The overall goal is to achieve greater than 15-percent reduction in feeder peak load, integrate its AMI smart meters with microgrid operations, demonstrate VAR management and integrate feeder automation technologies. That, in turn, will let SDG&E better integrate an outage management and distribution management system into the microgrid operations.
“This is an alternative service delivery model where customers are viewed as potential energy resources rather than simply consumers,” Bialek says. “We’ll be able to access distributed generation, renewables on both the customer and utility side, energy storage, reciprocating engines, and demand response.

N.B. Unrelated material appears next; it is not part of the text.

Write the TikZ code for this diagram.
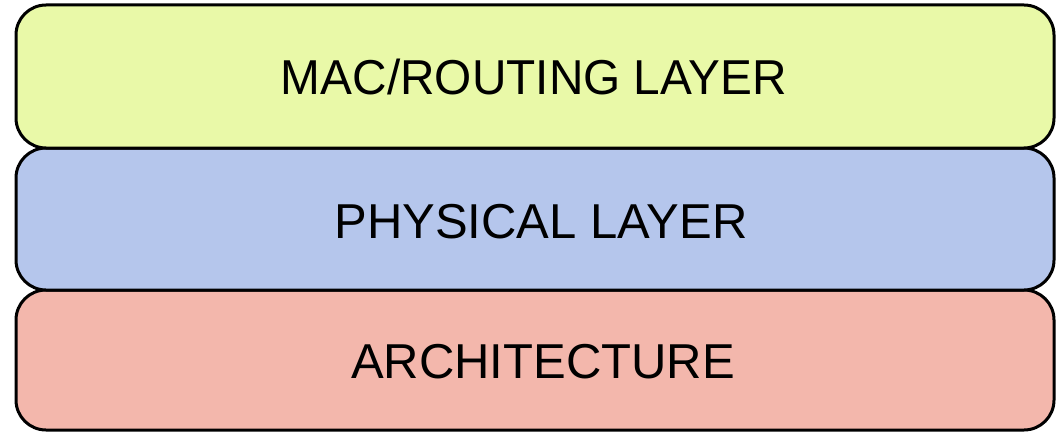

All this will be available to help balance load and generation in real time, and to maintain the voltage frequency levels.”
Additionally, regulators and other state officials will get to see the value and importance of smart-grid technologies now, rather than later.
“There are two big changes coming in California,” Krevat says. “First, renewables are becoming a larger percentage of the energy mix and, in the future, there will be more intermittency issues. We need to be sure we can manage that now, before the problem gets here. Second, electric vehicles are coming. If they recharge at night, that’s great. But if they charge during peak times, that could cause system problems. We don’t know how fast these changes are coming, but we know we’ll need new ways to oversee what’s going on out there.”